The lawsuit was filed Monday and comes after Mayor Rawlings sent a letter to the board last week, demanding that it stop police and firefighters from withdrawing money from special high-interest accounts tied to the pension fund. Those Deferred Retirement Option Plan accounts, or DROP, are at the heart of the pension fund's problems, along with years of bad real estate investments by past leaders.
So far, more than $500 million has been taken out of DROP accounts by worried retirees in recent months.
Rawlings said he has filed the lawsuit as an individual, asking a judge to stop withdrawals from retirees immediately. He says he is using his own money for the lawsuit.
"The mayor and a lot of people have been very concerned about just how much money has been leaving the pension fund," City Manager A.C. Gonzalez said. "He thought for all the different legal constraints that are there, that he as an individual needed to take action."

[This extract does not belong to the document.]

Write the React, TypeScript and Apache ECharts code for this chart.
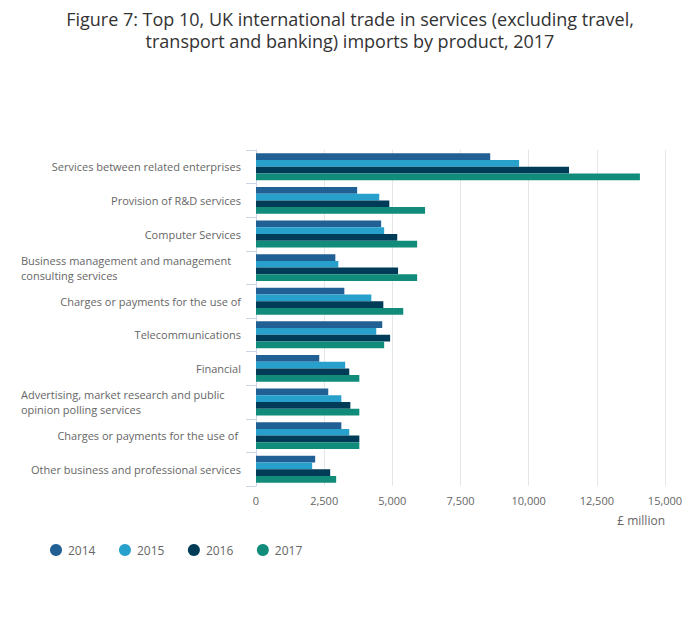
import React, { useEffect, useRef } from "react";
import * as echarts from "echarts";

const categories = [
  "Services between related enterprises",
  "Provision of R&D services",
  "Computer Services",
  "Business management and management\nconsulting services",
  "Charges or payments for the use of",
  "Telecommunications",
  "Financial",
  "Advertising, market research and public\nopinion polling services",
  "Charges or payments for the use of ",
  "Other business and professional services",
];

const years = ["2014", "2015", "2016", "2017"];

const values2014 = [8590, 3710, 4590, 2910, 3240, 4630, 2320, 2650, 3130, 2170];
const values2015 = [9650, 4520, 4700, 3020, 4230, 4410, 3270, 3130, 3420, 2060];
const values2016 = [11480, 4890, 5180, 5210, 4670, 4920, 3420, 3460, 3790, 2720];
const values2017 = [14080, 6200, 5910, 5910, 5400, 4700, 3790, 3790, 3790, 2940];

const xTicks = { min: 0, max: 15000, interval: 2500 };

const colors = ["#206095", "#27a0cc", "#003c57", "#118c7b"];

export default function App() {
  const ref = useRef<HTMLDivElement>(null);

  useEffect(() => {
    if (!ref.current) return;
    const chart = echarts.init(ref.current, undefined, { renderer: "svg" });
    const seriesValues = [values2014, values2015, values2016, values2017];
    const font = "'Open Sans', sans-serif";
    chart.setOption({
      animation: false,
      color: colors,
      title: {
        text:
          "Figure 7: Top 10, UK international trade in services (excluding travel,\ntransport and banking) imports by product, 2017",
        left: "center",
        top: 3,
        textStyle: {
          fontFamily: font,
          fontSize: 18,
          fontWeight: "normal",
          color: "#333333",
          lineHeight: 22,
        },
      },
      grid: { left: 256, right: 35, top: 150, bottom: 149 },
      legend: {
        left: 45,
        top: 539,
        icon: "circle",
        itemWidth: 14,
        itemHeight: 12,
        itemGap: 23.5,
        textStyle: { fontFamily: font, fontSize: 12, color: "#666666" },
        data: years,
      },
      xAxis: {
        type: "value",
        min: xTicks.min,
        max: xTicks.max,
        interval: xTicks.interval,
        axisLine: { show: false },
        axisTick: { show: false },
        splitLine: { lineStyle: { color: "#e6e6e6", width: 1 } },
        axisLabel: {
          margin: 9,
          fontFamily: font,
          fontSize: 11,
          color: "#666666",
          formatter: (v: number) => v.toLocaleString("en-GB"),
        },
      },
      yAxis: {
        type: "category",
        inverse: true,
        data: categories,
        axisLine: { show: true, lineStyle: { color: "#ccd6eb" } },
        axisTick: { show: true, length: 10, lineStyle: { color: "#ccd6eb" } },
        splitLine: { show: false },
        axisLabel: {
          margin: 15,
          fontFamily: font,
          fontSize: 11,
          color: "#666666",
          formatter: (v: string) => {
            if (v.indexOf("\n") >= 0) {
              return v
                .split("\n")
                .map((l) => `{l|${l}}`)
                .join("\n");
            }
            return `{r|${v}}`;
          },
          rich: {
            l: {
              width: 220,
              align: "left",
              fontFamily: font,
              fontSize: 11,
              color: "#666666",
              lineHeight: 15,
            },
            r: {
              fontFamily: font,
              fontSize: 11,
              color: "#666666",
              lineHeight: 15,
            },
          },
        },
      },
      graphic: [
        {
          type: "text",
          right: 35,
          top: 514,
          style: {
            text: "£ million",
            fontFamily: font,
            fontSize: 12,
            fill: "#666666",
          },
        },
      ],
      series: years.map((y, i) => ({
        name: y,
        type: "bar",
        data: seriesValues[i],
        barGap: "0%",
        barCategoryGap: "20%",
        itemStyle: { color: colors[i] },
      })),
    });
    return () => chart.dispose();
  }, []);

  return (
    <div
      ref={ref}
      style={{ position: "absolute", left: 0, top: 0, width: 700, height: 635 }}
    />
  );
}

The mayor's lawsuit says that, by allowing the withdrawals to continue -- they're averaging up to $36 million a week, the lawsuit alleges -- the pension board has failed in its responsibility to the fund. The solvency of the fund has been reduced by five years and if DROP withdrawals continue unabated, it will lead to a liquidity crisis within the next 90 days and force the sale of assets.
The city estimates that, as of November, 517 police and firefighters have DROP accounts containing more than $1 million. One, belonging to an unnamed first responder, has $4.3 million in it, city figures show. On average, the city estimates that the average DROP account contains nearly $600,000.
The controversy all comes at a time when the board has asked the cash-strapped city for a bailout over $1 billion. The board's position is that they legally can't stop the withdrawals, but the mayor disagrees.
The Dallas City Council will hold a briefing Wednesday where they will discuss the city's proposal and how to fix pension issues.
At a hearing Monday afternoon, Judge Tonya Parker declined to take any action to halt DROP withdrawals, deciding instead to let the pension board meet Thursday and discuss the DROP withdrawals themselves at their regularly-scheduled meeting.
If that board takes no action to limit DROP withdrawals Thursday, Parker said she will convene another hearing to determine if she needs to do it herself.
In September, the pension board convened a marathon closed-door meeting to discuss whether to limit DROP withdrawals, but emerged after several hours of discussion and declined to take action.
Pension fund general counsel Josh Mond declined to say Monday whether the pension board will, again, conduct its discussion behind closed doors at Thursday's meeting.